**** RECORDED INFORMATION ****

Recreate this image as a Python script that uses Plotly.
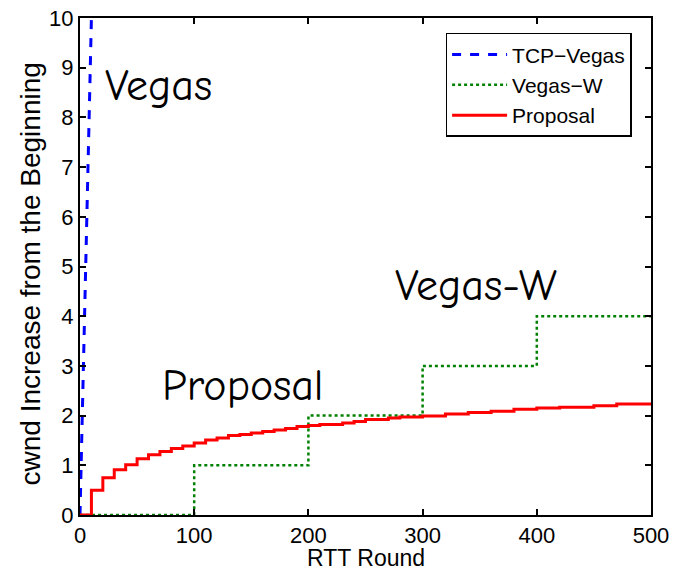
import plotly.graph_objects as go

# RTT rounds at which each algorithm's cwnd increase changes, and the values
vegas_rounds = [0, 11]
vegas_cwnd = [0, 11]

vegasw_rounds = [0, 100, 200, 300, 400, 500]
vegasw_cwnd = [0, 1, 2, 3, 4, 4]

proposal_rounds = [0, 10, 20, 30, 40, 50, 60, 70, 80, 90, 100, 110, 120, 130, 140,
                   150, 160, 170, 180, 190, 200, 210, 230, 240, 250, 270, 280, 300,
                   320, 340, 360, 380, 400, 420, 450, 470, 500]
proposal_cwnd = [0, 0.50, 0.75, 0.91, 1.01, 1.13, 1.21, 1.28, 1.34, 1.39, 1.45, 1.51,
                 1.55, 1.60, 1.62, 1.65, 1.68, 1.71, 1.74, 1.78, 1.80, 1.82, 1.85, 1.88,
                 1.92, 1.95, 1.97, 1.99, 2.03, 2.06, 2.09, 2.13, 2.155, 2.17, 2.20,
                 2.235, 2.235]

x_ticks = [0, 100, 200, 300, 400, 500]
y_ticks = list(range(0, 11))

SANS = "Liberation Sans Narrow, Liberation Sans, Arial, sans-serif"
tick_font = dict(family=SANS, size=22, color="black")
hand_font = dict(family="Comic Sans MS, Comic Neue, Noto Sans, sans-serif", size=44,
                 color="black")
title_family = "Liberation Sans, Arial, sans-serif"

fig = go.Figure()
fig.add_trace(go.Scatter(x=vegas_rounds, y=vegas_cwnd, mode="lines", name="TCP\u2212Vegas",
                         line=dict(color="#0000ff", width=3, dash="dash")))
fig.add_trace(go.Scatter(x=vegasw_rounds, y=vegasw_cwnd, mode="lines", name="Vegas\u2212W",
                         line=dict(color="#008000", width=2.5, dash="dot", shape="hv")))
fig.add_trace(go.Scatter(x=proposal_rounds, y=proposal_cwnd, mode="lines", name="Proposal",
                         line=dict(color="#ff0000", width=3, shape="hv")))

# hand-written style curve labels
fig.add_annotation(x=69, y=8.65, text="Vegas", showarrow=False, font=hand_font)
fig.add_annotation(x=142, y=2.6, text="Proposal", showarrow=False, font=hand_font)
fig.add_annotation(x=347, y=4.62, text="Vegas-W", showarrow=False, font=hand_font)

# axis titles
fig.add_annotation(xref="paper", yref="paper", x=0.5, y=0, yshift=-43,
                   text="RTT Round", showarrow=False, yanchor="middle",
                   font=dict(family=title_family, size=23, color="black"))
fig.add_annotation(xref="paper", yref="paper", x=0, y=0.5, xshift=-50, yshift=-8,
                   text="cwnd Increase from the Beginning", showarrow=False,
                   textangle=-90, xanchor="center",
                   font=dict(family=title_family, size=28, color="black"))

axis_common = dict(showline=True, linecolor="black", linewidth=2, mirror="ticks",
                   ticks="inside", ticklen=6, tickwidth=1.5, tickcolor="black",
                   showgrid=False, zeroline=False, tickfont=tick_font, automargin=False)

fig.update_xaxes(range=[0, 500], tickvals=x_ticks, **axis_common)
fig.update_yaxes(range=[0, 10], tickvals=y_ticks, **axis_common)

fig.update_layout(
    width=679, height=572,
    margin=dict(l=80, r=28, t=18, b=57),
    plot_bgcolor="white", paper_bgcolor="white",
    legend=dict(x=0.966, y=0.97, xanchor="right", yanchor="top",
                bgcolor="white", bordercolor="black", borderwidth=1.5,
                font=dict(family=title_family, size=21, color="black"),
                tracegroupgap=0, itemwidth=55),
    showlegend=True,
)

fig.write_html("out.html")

****

*EXERCISE*. Reproduce exactly the run of lines that opens the listing and closes with the line holding "y_ticks = list(range(0, 11))". Pictures are excluded.

*TASK RESPONSE*.
Recreate this image as a Python script that uses Plotly.
import plotly.graph_objects as go

# RTT rounds at which each algorithm's cwnd increase changes, and the values
vegas_rounds = [0, 11]
vegas_cwnd = [0, 11]

vegasw_rounds = [0, 100, 200, 300, 400, 500]
vegasw_cwnd = [0, 1, 2, 3, 4, 4]

proposal_rounds = [0, 10, 20, 30, 40, 50, 60, 70, 80, 90, 100, 110, 120, 130, 140,
                   150, 160, 170, 180, 190, 200, 210, 230, 240, 250, 270, 280, 300,
                   320, 340, 360, 380, 400, 420, 450, 470, 500]
proposal_cwnd = [0, 0.50, 0.75, 0.91, 1.01, 1.13, 1.21, 1.28, 1.34, 1.39, 1.45, 1.51,
                 1.55, 1.60, 1.62, 1.65, 1.68, 1.71, 1.74, 1.78, 1.80, 1.82, 1.85, 1.88,
                 1.92, 1.95, 1.97, 1.99, 2.03, 2.06, 2.09, 2.13, 2.155, 2.17, 2.20,
                 2.235, 2.235]

x_ticks = [0, 100, 200, 300, 400, 500]
y_ticks = list(range(0, 11))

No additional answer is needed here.